--- Start ---
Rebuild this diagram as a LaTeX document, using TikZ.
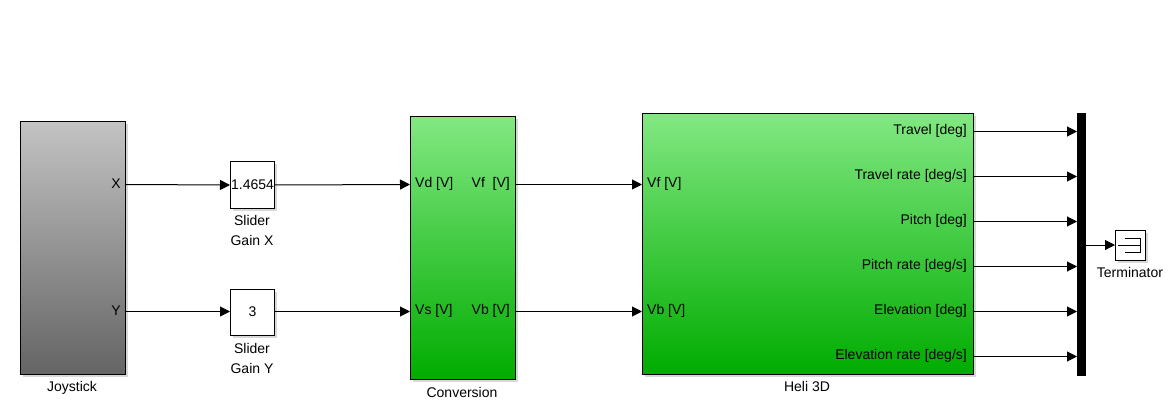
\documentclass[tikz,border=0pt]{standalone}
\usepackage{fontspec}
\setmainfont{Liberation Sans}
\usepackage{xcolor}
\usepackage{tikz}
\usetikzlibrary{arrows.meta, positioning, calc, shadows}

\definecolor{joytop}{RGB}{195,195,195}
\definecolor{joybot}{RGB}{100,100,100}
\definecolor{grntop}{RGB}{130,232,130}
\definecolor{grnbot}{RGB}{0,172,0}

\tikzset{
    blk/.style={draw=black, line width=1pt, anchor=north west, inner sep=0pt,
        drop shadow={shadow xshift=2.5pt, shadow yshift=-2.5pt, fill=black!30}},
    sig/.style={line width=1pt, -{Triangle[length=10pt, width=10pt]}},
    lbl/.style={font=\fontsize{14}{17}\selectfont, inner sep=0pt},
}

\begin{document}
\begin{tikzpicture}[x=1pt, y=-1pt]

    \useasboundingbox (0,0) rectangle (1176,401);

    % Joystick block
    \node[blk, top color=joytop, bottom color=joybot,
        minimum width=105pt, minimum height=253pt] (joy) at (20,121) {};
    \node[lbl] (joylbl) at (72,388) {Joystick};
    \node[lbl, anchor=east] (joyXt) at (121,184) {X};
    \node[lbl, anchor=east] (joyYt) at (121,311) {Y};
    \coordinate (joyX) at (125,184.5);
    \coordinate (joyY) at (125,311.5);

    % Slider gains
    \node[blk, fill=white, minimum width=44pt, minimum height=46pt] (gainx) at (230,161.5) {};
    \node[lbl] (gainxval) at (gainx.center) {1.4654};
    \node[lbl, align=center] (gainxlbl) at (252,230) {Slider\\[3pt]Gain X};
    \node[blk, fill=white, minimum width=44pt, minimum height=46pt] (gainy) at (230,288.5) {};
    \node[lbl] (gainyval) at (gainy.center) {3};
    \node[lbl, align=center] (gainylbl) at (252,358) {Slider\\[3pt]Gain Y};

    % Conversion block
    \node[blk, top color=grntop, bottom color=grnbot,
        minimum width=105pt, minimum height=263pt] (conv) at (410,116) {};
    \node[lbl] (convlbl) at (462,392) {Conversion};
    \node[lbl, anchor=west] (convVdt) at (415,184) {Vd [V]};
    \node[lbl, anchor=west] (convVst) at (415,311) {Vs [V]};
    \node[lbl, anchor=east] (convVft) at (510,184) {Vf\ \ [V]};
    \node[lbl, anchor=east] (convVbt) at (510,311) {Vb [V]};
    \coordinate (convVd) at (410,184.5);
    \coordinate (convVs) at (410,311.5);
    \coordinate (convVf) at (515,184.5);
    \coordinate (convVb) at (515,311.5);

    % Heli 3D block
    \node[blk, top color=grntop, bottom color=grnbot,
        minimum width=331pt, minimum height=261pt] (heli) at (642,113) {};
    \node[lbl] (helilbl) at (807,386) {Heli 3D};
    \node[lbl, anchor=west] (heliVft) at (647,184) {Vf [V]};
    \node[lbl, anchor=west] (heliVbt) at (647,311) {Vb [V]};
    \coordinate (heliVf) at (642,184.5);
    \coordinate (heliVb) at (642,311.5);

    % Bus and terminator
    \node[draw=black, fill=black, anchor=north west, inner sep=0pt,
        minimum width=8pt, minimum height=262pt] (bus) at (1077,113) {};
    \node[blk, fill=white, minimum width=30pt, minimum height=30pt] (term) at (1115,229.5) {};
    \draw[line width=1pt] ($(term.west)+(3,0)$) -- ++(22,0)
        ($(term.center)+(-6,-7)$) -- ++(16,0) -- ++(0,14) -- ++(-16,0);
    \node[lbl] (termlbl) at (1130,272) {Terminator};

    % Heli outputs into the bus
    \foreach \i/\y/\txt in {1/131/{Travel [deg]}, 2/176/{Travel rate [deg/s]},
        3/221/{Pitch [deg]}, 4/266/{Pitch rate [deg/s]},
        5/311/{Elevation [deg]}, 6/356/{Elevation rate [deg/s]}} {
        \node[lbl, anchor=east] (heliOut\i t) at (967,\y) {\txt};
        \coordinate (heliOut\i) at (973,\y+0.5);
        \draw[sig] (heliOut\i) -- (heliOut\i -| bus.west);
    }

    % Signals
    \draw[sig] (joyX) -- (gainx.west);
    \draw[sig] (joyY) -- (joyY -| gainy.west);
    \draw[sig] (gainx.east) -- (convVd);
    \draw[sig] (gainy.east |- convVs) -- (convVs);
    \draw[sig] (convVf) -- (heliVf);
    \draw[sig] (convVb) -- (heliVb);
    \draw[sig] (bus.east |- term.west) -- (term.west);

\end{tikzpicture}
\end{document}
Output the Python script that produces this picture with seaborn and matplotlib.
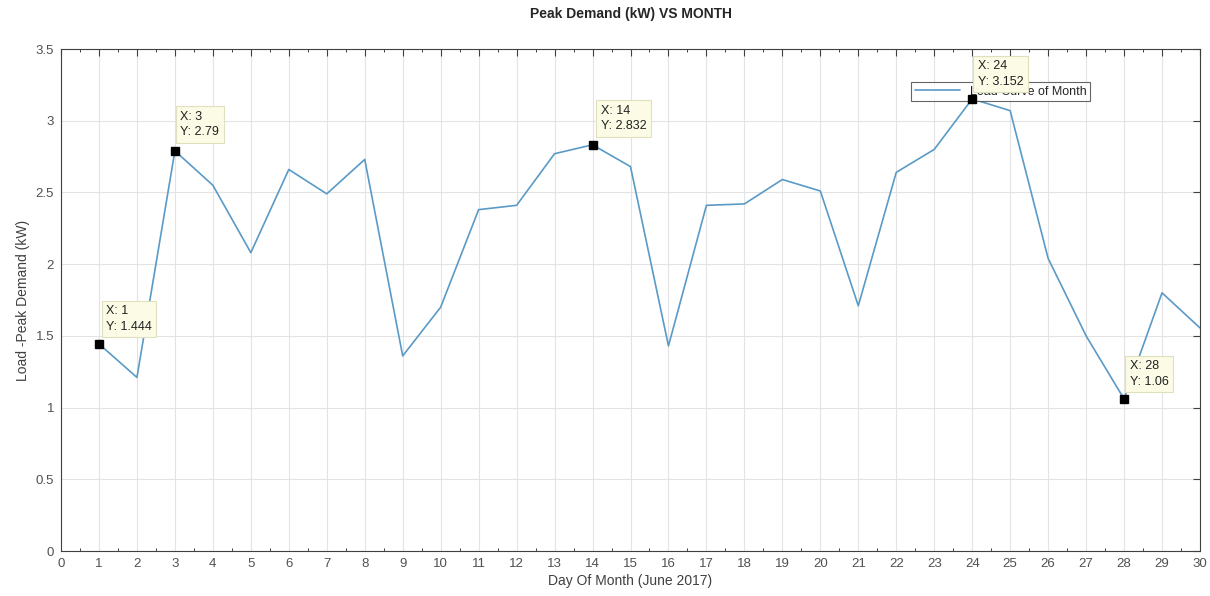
--- End ---
Task requirements → Start at the first line of the records and write out everything up to and including the line containing "align=center] (gainylbl) at". No pictures.

Final answer →
Rebuild this diagram as a LaTeX document, using TikZ.
\documentclass[tikz,border=0pt]{standalone}
\usepackage{fontspec}
\setmainfont{Liberation Sans}
\usepackage{xcolor}
\usepackage{tikz}
\usetikzlibrary{arrows.meta, positioning, calc, shadows}

\definecolor{joytop}{RGB}{195,195,195}
\definecolor{joybot}{RGB}{100,100,100}
\definecolor{grntop}{RGB}{130,232,130}
\definecolor{grnbot}{RGB}{0,172,0}

\tikzset{
    blk/.style={draw=black, line width=1pt, anchor=north west, inner sep=0pt,
        drop shadow={shadow xshift=2.5pt, shadow yshift=-2.5pt, fill=black!30}},
    sig/.style={line width=1pt, -{Triangle[length=10pt, width=10pt]}},
    lbl/.style={font=\fontsize{14}{17}\selectfont, inner sep=0pt},
}

\begin{document}
\begin{tikzpicture}[x=1pt, y=-1pt]

    \useasboundingbox (0,0) rectangle (1176,401);

    % Joystick block
    \node[blk, top color=joytop, bottom color=joybot,
        minimum width=105pt, minimum height=253pt] (joy) at (20,121) {};
    \node[lbl] (joylbl) at (72,388) {Joystick};
    \node[lbl, anchor=east] (joyXt) at (121,184) {X};
    \node[lbl, anchor=east] (joyYt) at (121,311) {Y};
    \coordinate (joyX) at (125,184.5);
    \coordinate (joyY) at (125,311.5);

    % Slider gains
    \node[blk, fill=white, minimum width=44pt, minimum height=46pt] (gainx) at (230,161.5) {};
    \node[lbl] (gainxval) at (gainx.center) {1.4654};
    \node[lbl, align=center] (gainxlbl) at (252,230) {Slider\\[3pt]Gain X};
    \node[blk, fill=white, minimum width=44pt, minimum height=46pt] (gainy) at (230,288.5) {};
    \node[lbl] (gainyval) at (gainy.center) {3};
    \node[lbl, align=center] (gainylbl) at (252,358) {Slider\\[3pt]Gain Y};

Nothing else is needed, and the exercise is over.